When schools close or go online, what happens to students with disabilities? (Plague, Day 19, March 22, 2020)

I’m a parent of a high school student with high functioning autism and epilepsy. As schools all around the country announce shutdowns and move towards online education, kids like mine are going to suffer the most.

The move to online education, which has been largely driven by the imperative to maintain the 180-day minimum without taxing already stretched budgets or running afoul of teachers’ contracts, will be difficult to manage. To date, nearly 42 million students. have already been impacted. Will teachers and administrators manage to create an entire system of online K-12 education from scratch in a handful of days? Do teachers have the technological skills, equipment, or experience to implement those plans? Do families have enough computers for themselves and all their children?

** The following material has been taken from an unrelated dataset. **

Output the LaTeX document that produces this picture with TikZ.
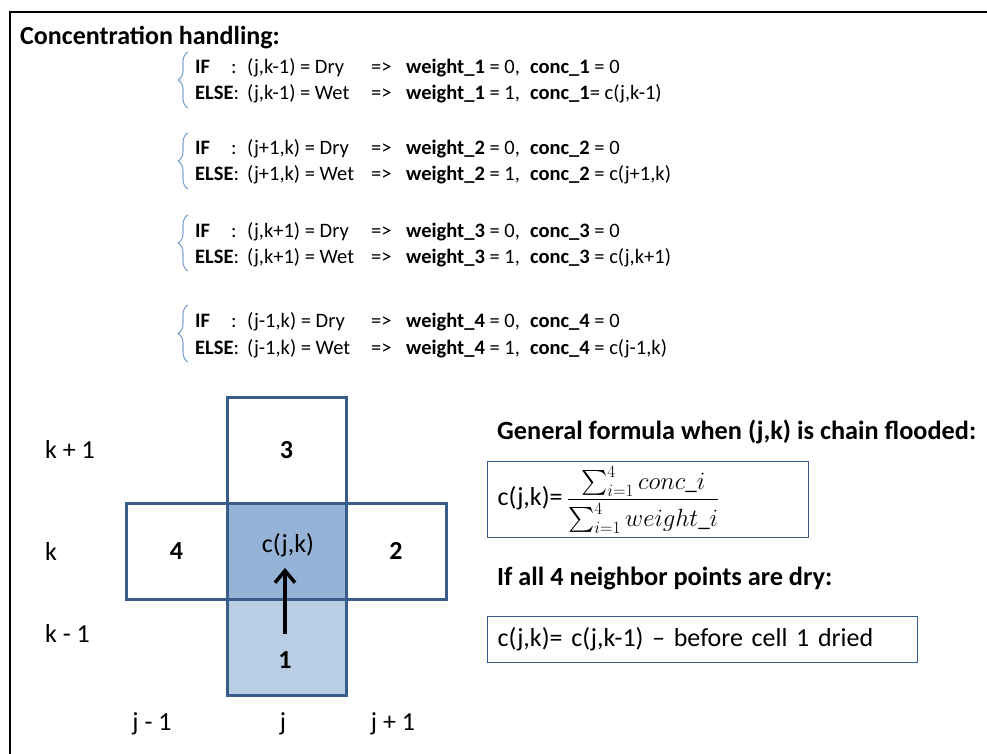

The questions are endless.

We’re in the midst of a huge educational experiment and really have no way of knowing how it will work out.  There are even more problems and questions around online special education.  

More here.

2 thoughts on “When schools close or go online, what happens to students with disabilities? (Plague, Day 19, March 22, 2020)

  1. Thanks raising this important, tough issue–our daughter was a special needs student through HS but managed to graduate from college after 12 years and now has a full-time job.

    We in community colleges have many students who had IEPs in high school, and while we do not provide anywhere near the level of additional support that K-12 schools do, we do have writing and tutoring centers as well as developmental or co-requisite support courses for math and English. I have one of those now, in fact,.

    Our students are used to accessing tutoring face to face, and while we can manage for the writing center, other kinds of tutoring is more complicated–especially for English as a Second Language students. How all of us are going to manage is beyond me at this point.

    My wife, a periodontist, teaches in our college’s dental hygiene program, where the students have to have a certain number of hours of actual work on patients–it’s about 2/3 of their total curriculum. No one knows when they will be able to see patients again, perhaps this summer of worst case, next fall.

    One hopes for some kind of national recognition that the student population is not folks destined for what we think of as the conventional path from K-12 to college to something beyond that. The road to the middle class is paved with folks who never made it that far, alas.